As powerful storm clouds begin rolling across our desert landscape, a distinctive feature will inevitably come as we begin the monsoon season.
“It’s one of the most unique smells there is,” said one man hiking a trail in Tucson.
“When it first rains, you should be here in order to experience that, it’s amazing,” said another.
But where does the intoxicating aroma actually come from?
Dr. Gary Paul Nabhan, a desert ecologist is sharing the secrets hidden all around us.
“This plant has something like 35 different volatile oils that produce fragrances,” said Dr. Nabhan.
He’s talking about the most potent chemical factory growing in the desert, called the creosote bush. It’s long believed to be the main ingredient in that lush monsoon weather scent.
“That plant is glistening with oils on the leaves,” said Dr. Nabhan. “And when the first rains come here, all of that oil will wash off and just flood the air with these 35 different fragrances.”
A new study by Dr. Nabhan and his colleagues has found along with the fabulous creosote, at least 60 different aromatic plants help deliver that smell of rain to the desert, some through blooming flowers, others through “gum” produced from their stems.
“This is another great one, this is one of the acacia’s, they’re the foundation of the perfume industry in parts of southern France and Italy,” said Dr. Nabhan. “We have about six different varieties growing here.”
Nearly everywhere you look, seemingly innocuous foliage helps stir a visceral response for those taking it in. He says while creosote and soil are key ingredients, the smell we associate with rain is far more complex than that. Scorching summer temperatures can intensify the smells, before the wind and rain come along to send them bursting over the public.

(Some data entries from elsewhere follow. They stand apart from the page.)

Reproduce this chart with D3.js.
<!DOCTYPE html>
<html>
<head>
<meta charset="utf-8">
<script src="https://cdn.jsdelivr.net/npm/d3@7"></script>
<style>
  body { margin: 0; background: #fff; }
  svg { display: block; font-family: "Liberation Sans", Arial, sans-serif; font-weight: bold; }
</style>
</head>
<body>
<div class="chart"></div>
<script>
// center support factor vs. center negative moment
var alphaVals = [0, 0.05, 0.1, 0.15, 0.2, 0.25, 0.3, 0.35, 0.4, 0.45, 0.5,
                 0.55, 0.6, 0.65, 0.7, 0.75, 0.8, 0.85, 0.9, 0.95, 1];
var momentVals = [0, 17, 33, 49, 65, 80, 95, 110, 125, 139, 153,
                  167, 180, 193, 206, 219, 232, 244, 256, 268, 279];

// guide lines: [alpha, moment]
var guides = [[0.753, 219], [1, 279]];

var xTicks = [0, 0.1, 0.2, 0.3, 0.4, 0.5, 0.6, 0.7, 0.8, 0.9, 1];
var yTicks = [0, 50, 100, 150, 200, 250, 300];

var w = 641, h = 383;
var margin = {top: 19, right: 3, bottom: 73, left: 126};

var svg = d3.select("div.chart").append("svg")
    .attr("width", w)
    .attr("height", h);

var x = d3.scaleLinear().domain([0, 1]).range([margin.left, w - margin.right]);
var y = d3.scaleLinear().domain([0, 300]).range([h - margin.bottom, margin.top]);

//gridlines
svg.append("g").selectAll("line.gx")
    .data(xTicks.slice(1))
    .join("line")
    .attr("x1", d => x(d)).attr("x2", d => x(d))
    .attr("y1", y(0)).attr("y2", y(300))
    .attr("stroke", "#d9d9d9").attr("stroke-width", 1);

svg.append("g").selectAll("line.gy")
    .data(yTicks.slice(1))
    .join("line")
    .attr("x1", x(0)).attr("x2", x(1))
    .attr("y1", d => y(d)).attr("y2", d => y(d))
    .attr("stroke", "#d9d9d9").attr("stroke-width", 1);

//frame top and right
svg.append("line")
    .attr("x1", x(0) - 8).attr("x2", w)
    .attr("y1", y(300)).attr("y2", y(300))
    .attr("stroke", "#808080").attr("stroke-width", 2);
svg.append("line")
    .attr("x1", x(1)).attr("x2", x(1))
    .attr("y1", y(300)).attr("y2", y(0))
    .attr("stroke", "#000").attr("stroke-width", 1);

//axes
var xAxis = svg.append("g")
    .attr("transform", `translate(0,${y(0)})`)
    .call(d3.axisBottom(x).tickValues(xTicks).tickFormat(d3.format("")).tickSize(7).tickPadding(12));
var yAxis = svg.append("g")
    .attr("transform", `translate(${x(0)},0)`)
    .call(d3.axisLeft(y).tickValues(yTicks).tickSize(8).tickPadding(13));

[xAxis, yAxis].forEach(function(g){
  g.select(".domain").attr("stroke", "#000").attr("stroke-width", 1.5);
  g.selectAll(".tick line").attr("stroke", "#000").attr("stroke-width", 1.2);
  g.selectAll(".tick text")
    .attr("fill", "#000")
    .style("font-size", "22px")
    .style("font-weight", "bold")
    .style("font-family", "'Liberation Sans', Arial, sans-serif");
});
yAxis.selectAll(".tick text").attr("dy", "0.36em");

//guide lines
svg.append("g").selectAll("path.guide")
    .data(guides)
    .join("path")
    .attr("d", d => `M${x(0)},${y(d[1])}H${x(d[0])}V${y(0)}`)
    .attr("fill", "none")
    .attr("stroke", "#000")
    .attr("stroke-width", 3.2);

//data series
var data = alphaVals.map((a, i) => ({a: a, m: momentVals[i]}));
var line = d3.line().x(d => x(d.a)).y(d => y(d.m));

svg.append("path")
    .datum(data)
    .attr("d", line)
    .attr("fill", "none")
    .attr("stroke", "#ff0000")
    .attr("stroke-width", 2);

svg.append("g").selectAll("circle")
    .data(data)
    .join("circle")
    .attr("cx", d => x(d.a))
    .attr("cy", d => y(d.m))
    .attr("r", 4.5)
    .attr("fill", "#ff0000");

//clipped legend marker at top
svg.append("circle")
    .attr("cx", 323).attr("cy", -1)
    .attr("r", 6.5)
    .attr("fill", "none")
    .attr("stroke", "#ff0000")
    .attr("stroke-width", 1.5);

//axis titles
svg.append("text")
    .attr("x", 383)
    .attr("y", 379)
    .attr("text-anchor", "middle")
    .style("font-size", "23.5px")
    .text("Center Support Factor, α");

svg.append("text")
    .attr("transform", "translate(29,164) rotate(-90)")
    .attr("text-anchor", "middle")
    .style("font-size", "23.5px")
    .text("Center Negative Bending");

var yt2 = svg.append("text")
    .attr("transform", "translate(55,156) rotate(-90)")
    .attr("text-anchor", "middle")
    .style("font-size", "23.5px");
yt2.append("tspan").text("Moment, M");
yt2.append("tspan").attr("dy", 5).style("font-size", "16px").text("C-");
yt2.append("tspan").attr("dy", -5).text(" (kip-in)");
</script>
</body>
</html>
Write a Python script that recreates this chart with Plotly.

Dr. Nabhan’s research partner Tammi Hartung says some studies even suggest the aroma offers some mental and physical benefits. According to Hartung, dozens of scientific studies have documented real health benefits from simply walking along a wooded path and taking in the aromas of certain plants and living soils, a practice known in Japan as “forest bathing.”
“I think it just makes people feel hopeful, it makes people feel positive, joyful,” said Hartung.
She says depending on where you are and the plants surrounding you, that smell will change. So instead of fretting as the thunder claps overhead when monsoon storms begin, be thankful for the wonders our desert world continues to deliver.
“If we had ‘smellivision’ instead of television, the Sonoran Desert would be on it every day, it’s one of the eight most fragrant places in the world,” said Dr. Nabhan.